Em visita à Argentina, onde se reuniu nos últimos dias com representantes da sociedade civil, integrantes do Executivo e do poder judiciário, a diretora para as Américas da organização de direitos humanos Human Rights Watch, Juanita Goebertus Estrada, disse que o desafio do país é “demonstrar se, em um cenário de embates”, como o promovido pelo ex-presidente Jair Bolsonaro no Brasil contra o judiciário, o país conseguiria defender suas instituições democráticas.
De acordo com Estrada, a organização monitora há décadas a situação no país e, recentemente, tem detectado “possíveis riscos quanto ao Estado de Direito e à proteção dos direitos humanos”. “Estamos aqui para ouvir diferentes vozes, nos reunir com o governo, com a sociedade civil, membros do poder judiciário e avaliar de maneira mais detalhada se esses riscos estão realmente se consumando”, explicou à CNN sobre a visita.
“Temos algumas preocupações sobre declarações do presidente [Javier Milei] relacionadas ao Estado de Direito. A maneira com a qual a relação entre o governo e o Congresso foi conduzida nos preocupa. Um dos controles essenciais em uma democracia é a separação de poderes, e vamos monitorar de maneira muito detalhada a relação entre a presidência e o poder Judiciário”, disse a diretora da organização.
À CNN, Estrada manifestou preocupação por medidas como decreto de necessidade e urgência assinado pelo chefe de Estado argentino, que eliminou e modificou, em dezembro, centenas de leis que tinham sido aprovadas pelo parlamento, e o envio ao Congresso da “lei ônibus”, que reformava diversos aspectos da administração pública, mas acabou tendo vários artigos rejeitados e acabou sendo retirada de discussão pelo governo.
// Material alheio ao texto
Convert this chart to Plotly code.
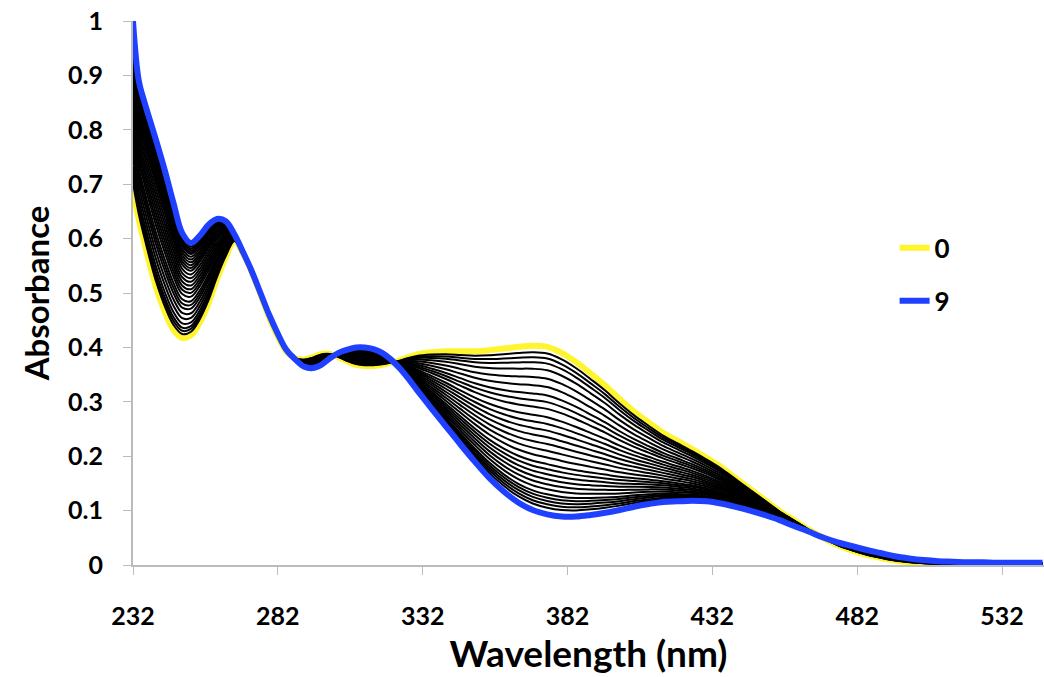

Outro ponto de preocupação é o protocolo “anti-piquetes” implementado pela atual ministra da Segurança do país, Patricia Bullrich, que impede o bloqueio de ruas por manifestantes e leva o governo a colocar centenas de integrantes de forças de seguranças nas ruas durante protestos. “Contemplam algumas medidas concretas de restrição de direitos, como do direito ao protesto e a forma com que vão lidar com eles daqui para frente”, explicou, afirmando que a organização manifestou essas preocupações para o governo argentino.
No Brasil, diz Estrada, o escritório da organização em São Paulo registrou diferentes casos “graves de violações ao Estado de Direito, de corrupção, uma série muito delicada de violações aos direitos humanos por parte de policiais, em termos de segurança pública, de uso da força” nos últimos governos.
No entanto, segundo ela, quando sob o governo de Jair Bolsonaro, houve tentativas para afetar a independência judicial, para inclusive não reconhecer resultados eleitorais, as instituições brasileiras, e particularmente a justiça, conseguiu resistir e defender a institucionalidade diante do autoritarismo”. Para ela, o desafio argentino é, diante de possíveis enfrentamentos de Milei com os demais poderes, o país demonstrar que resiste e defende suas instituições democráticas.
Questionada pela CNN, Estrada preferiu não comentar a investigação ao ex-presidente sobre tentativa de golpe de Estado. “Estamos acompanhando, mas ainda não fizemos um pronunciamento sobre o caso”, explicou.
Com relação à Argentina, ela também manifesta preocupação com denúncias que recebeu de cortes de envios de alimentos para refeitórios populares. “Os recursos não estão chegando para pessoas que realmente precisam de acesso à comida. Recebemos fortes denúncias de restrição de direitos econômicos e sociais pelo bloqueio de desembolsos de recursos, mas ainda estamos investigando. Continuaremos monitorando, e devemos ter resultados mais contundentes em breve”, concluiu.
Apesar da alta inflação, que ronda os 20% mensais e castiga o bolso dos argentinos, o governo Milei afirma que irá acabar com os intermediários para o envio de auxílio à população mais necessitada. Segundo a administração ultralibertária, esses mediadores atuam como “gerentes da pobreza”.
Uma das medidas governamentais para mitigar o impacto da inflação nas camadas sociais mais pobres foi duplicar o montante do cartão alimentar, auxílio governamental para a compra de alimentos pelos setores pobres, que já são, segundo o Observatório da Dívida Social da Argentina, mais de 57% da população.